Assert a one-to-one relationship:

df1.merge(df2, on="id", validate="one_to_one")

FAQ

Should I use merge or join in pandas?

Merge is the more general tool and lives on the dataframe instance with the most expressive API. Join is a thin wrapper that defaults to the left frame's index. Ninety percent of production analytics code reaches for merge because most analytics tables do not carry a natural index, and reading code that explicitly names key columns is faster than tracking indexes. Use join when you already index by key for other reasons such as time-series resampling.

When does concat make more sense than merge?

Concat is for stacking frames that do not share a join key — reading ten daily files into one frame, or combining train and validation splits before a transform. Merge is for enriching one frame with columns from another, which always involves matching on at least one key. If you reach for concat and then need to dedupe by key, you probably wanted merge with the appropriate how value.

How do I make sure merge does not duplicate rows?

Cleanest defense: the validate argument with the expected cardinality. If the relationship is not what you asserted, pandas raises an error rather than silently inflating the result. Runner-up: check uniqueness on the right frame's key with df2["key"].is_unique. Third defense: aggregate the right frame to one row per key before the merge, which removes the ambiguity by construction.

What does it mean when NaNs appear after a merge?

Two scenarios. The first is intentional — a left or outer join with no match produces NaN on the missing side by design. The second is unintentional — type mismatch, nulls in the key, or a key collision you missed. Use indicator=True and inspect rows where _merge equals left_only or right_only. Once you know which side is missing, fix upstream or fill with a meaningful default.

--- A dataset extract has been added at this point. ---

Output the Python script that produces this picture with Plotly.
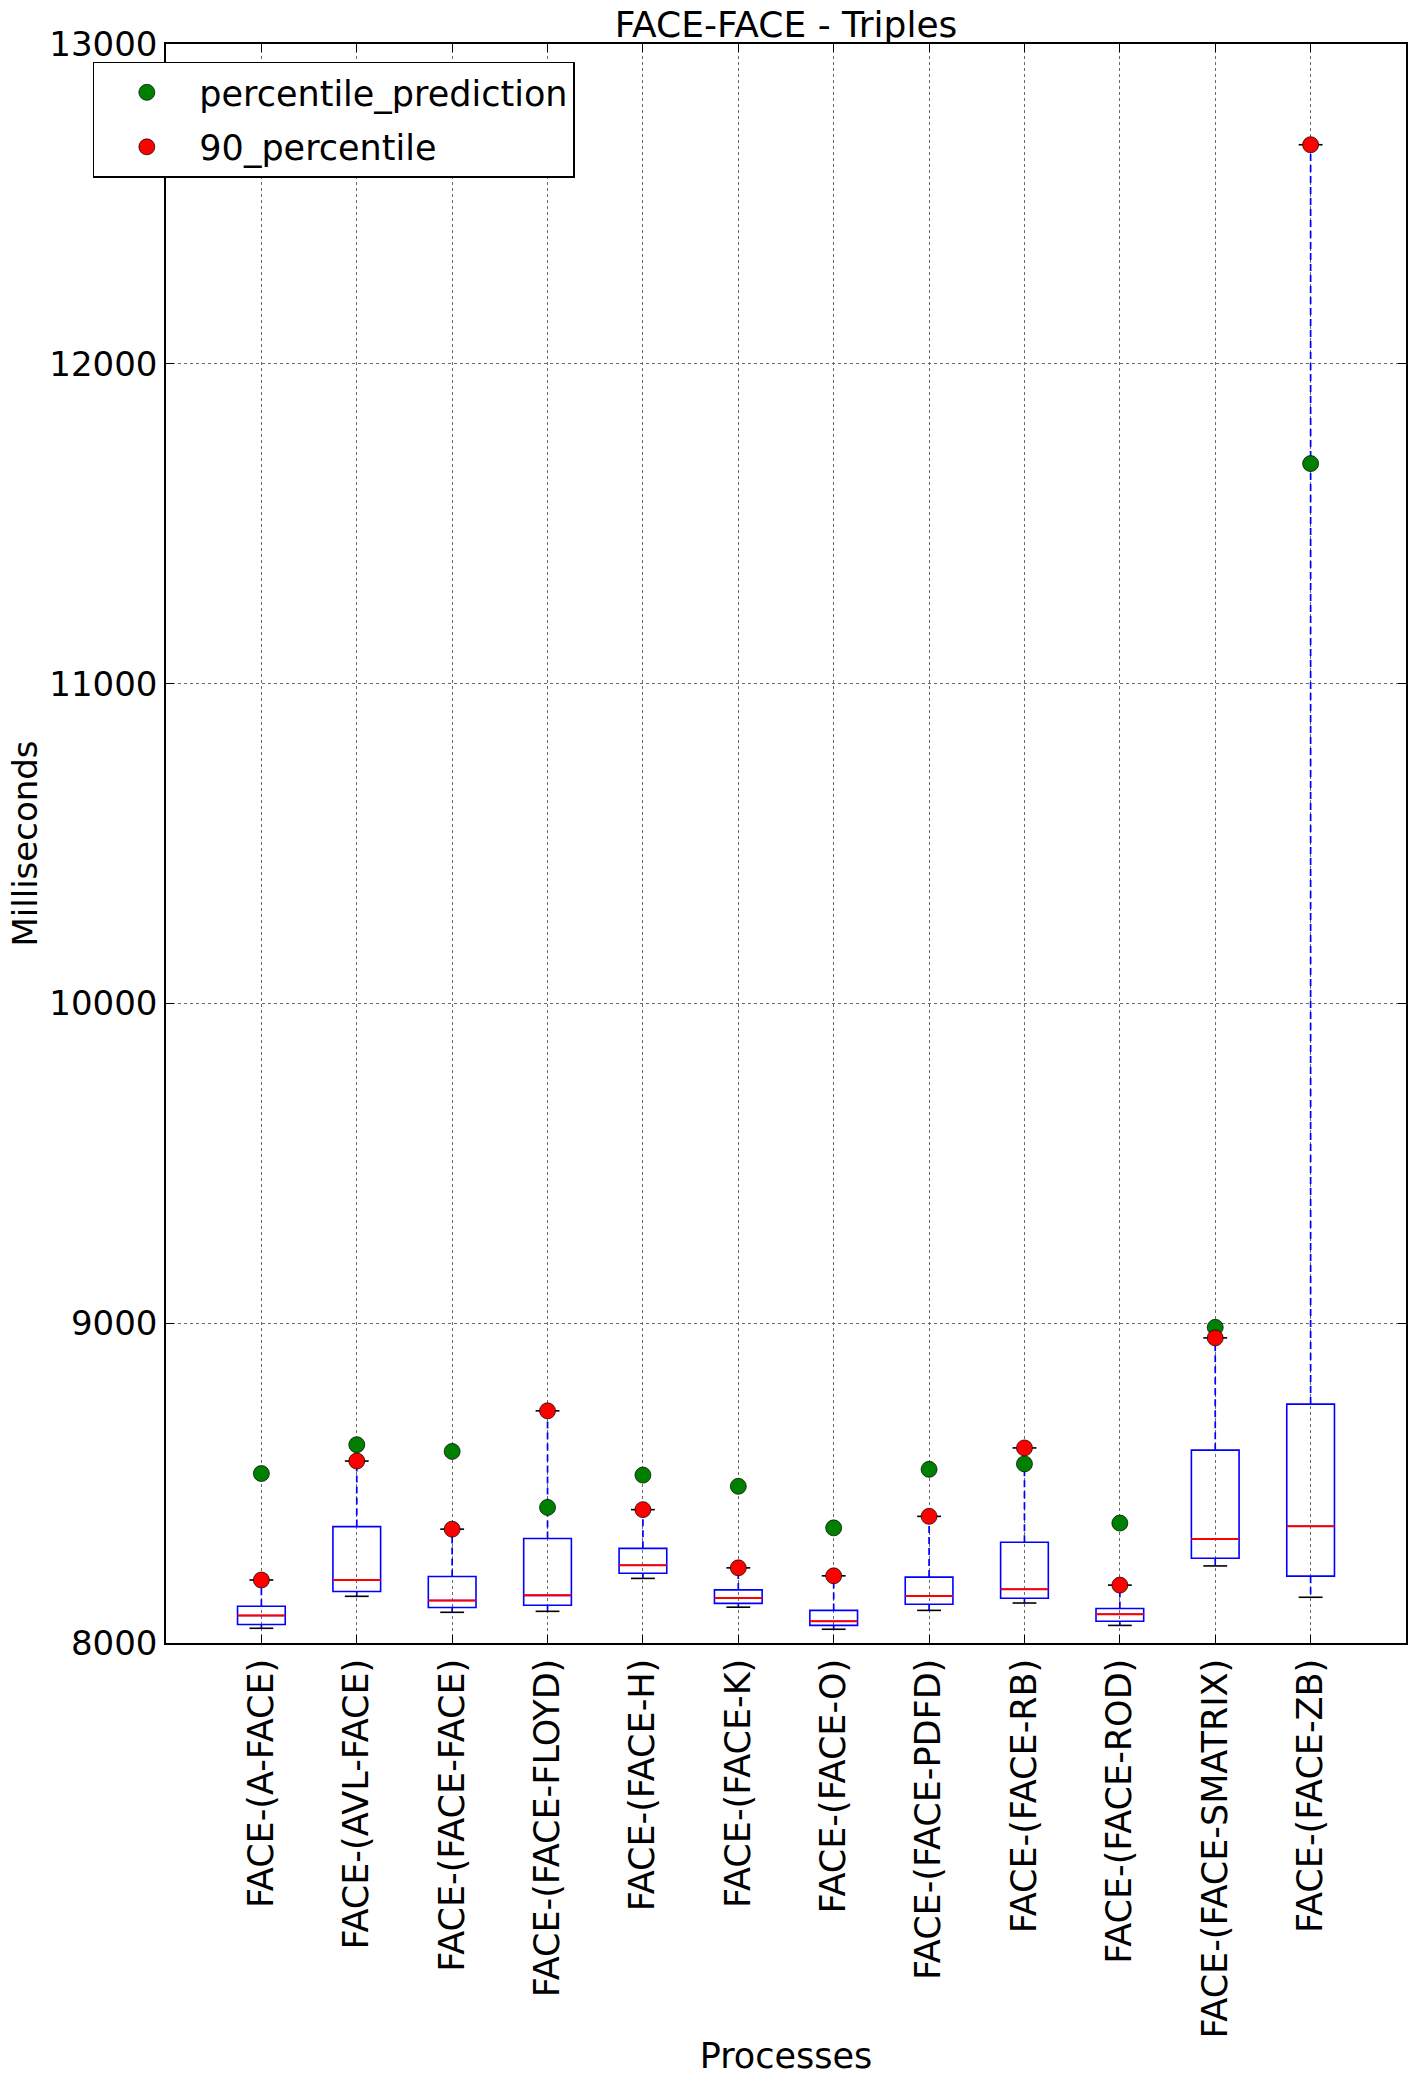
import plotly.graph_objects as go

categories = ["FACE-(A-FACE)", "FACE-(AVL-FACE)", "FACE-(FACE-FACE)", "FACE-(FACE-FLOYD)",
              "FACE-(FACE-H)", "FACE-(FACE-K)", "FACE-(FACE-O)", "FACE-(FACE-PDFD)",
              "FACE-(FACE-RB)", "FACE-(FACE-ROD)", "FACE-(FACE-SMATRIX)", "FACE-(FACE-ZB)"]
whisker_low = [8046, 8146, 8096, 8099, 8202, 8112, 8043, 8102, 8125, 8055, 8241, 8143]
q1 = [8058, 8161, 8111, 8118, 8218, 8124, 8055, 8121, 8140, 8068, 8265, 8209]
median = [8086, 8197, 8133, 8149, 8243, 8141, 8068, 8147, 8168, 8090, 8325, 8365]
q3 = [8115, 8364, 8208, 8327, 8296, 8166, 8102, 8206, 8315, 8108, 8603, 8747]
percentile_90 = [8197, 8569, 8356, 8726, 8417, 8235, 8210, 8396, 8610, 8181, 8954, 12685]
percentile_prediction = [8530, 8620, 8599, 8424, 8525, 8490, 8360, 8543, 8560, 8375, 8987, 11688]
y_ticks = [8000, 9000, 10000, 11000, 12000, 13000]

positions = list(range(1, len(categories) + 1))
BOX_W = 0.5
CAP_W = 0.25
FONT = "DejaVu Sans"

def segs(xs_pairs, ys_pairs):
    X, Y = [], []
    for (xa, xb), (ya, yb) in zip(xs_pairs, ys_pairs):
        X += [xa, xb, None]
        Y += [ya, yb, None]
    return X, Y

fig = go.Figure()

# whiskers (dashed blue)
wx, wy = segs([(p, p) for p in positions] + [(p, p) for p in positions],
              [(a, b) for a, b in zip(q3, percentile_90)] + [(a, b) for a, b in zip(q1, whisker_low)])
fig.add_trace(go.Scatter(x=wx, y=wy, mode="lines", line=dict(color="#0000ff", width=1.7, dash="7px,4px"),
                         showlegend=False, hoverinfo="skip"))

# boxes
fig.add_trace(go.Box(x=positions, q1=q1, median=median, q3=q3, lowerfence=q1, upperfence=q3,
                     width=BOX_W, line=dict(color="#0000ff", width=1.6), fillcolor="rgba(0,0,0,0)",
                     showlegend=False, hoverinfo="skip"))

# medians (red)
mx, my = segs([(p - BOX_W / 2, p + BOX_W / 2) for p in positions], [(m, m) for m in median])
fig.add_trace(go.Scatter(x=mx, y=my, mode="lines", line=dict(color="#ff0000", width=2),
                         showlegend=False, hoverinfo="skip"))

# caps (black)
cx, cy = segs([(p - CAP_W / 2, p + CAP_W / 2) for p in positions] * 2,
              [(v, v) for v in percentile_90] + [(v, v) for v in whisker_low])
fig.add_trace(go.Scatter(x=cx, y=cy, mode="lines", line=dict(color="#000000", width=1.6),
                         showlegend=False, hoverinfo="skip"))

fig.add_trace(go.Scatter(x=positions, y=percentile_prediction, mode="markers", name="percentile_prediction",
                         legendgroup="pred",
                         marker=dict(color="#008000", size=16, line=dict(color="#000000", width=0.7))))
fig.add_trace(go.Scatter(x=positions, y=percentile_90, mode="markers", name="90_percentile",
                         legendgroup="p90",
                         marker=dict(color="#ff0000", size=16, line=dict(color="#000000", width=0.7))))

axis_common = dict(showline=True, linecolor="#000000", linewidth=1.5, mirror="allticks",
                   ticks="inside", ticklen=8, tickcolor="#000000", tickwidth=1.2,
                   showgrid=True, gridcolor="#6a6a6a", griddash="dot", gridwidth=1,
                   zeroline=False, automargin=False)

fig.update_layout(
    width=1417, height=2087,
    margin=dict(l=166, r=11, t=44, b=444),
    paper_bgcolor="white", plot_bgcolor="white",
    font=dict(family=FONT, size=34, color="#000000"),
    title=dict(text="FACE-FACE - Triples", x=0.5, xref="paper", xanchor="center",
               y=1, yref="paper", yanchor="bottom", pad=dict(b=7),
               font=dict(family=FONT, size=36, color="#000000"), automargin=False),
    xaxis=dict(range=[0, 13], tickvals=positions, ticktext=categories, tickangle=-90,
               tickfont=dict(family=FONT, size=35, color="#000000"),
               title=dict(text="Processes", standoff=6, font=dict(family=FONT, size=35)),
               **axis_common),
    yaxis=dict(range=[8000, 13000], tickvals=y_ticks, ticktext=[str(v) for v in y_ticks],
               tickfont=dict(family=FONT, size=34, color="#000000"),
               title=dict(text="Milliseconds", standoff=1, font=dict(family=FONT, size=34)),
               **axis_common),
    legend=dict(x=-0.059, y=0.989, xanchor="left", yanchor="top", bgcolor="white",
                bordercolor="#000000", borderwidth=1.5, font=dict(family=FONT, size=35),
                itemwidth=95, traceorder="grouped", tracegroupgap=6),
    showlegend=True,
)

fig.write_html("out.html")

How does merge_asof differ from a regular merge?

A regular merge requires exact key equality. merge_asof matches each left row to the nearest right row by direction — backward, forward, or nearest. Both frames must be sorted by the join key, and the key must be numeric or datetime. This is the right tool for joining events to the most recent known state of a slowly changing dimension, and it is dramatically faster than the manual self-join you would otherwise write.

Does merge preserve the order of the left frame?

When how="left" and the right side has at most one match per key, yes. When the right side has multiple matches, matched rows appear together but ordering can shift. For inner or outer, pandas does not guarantee order — sort_values explicitly if order matters. Never rely on merge order in production code; sort before you serialize.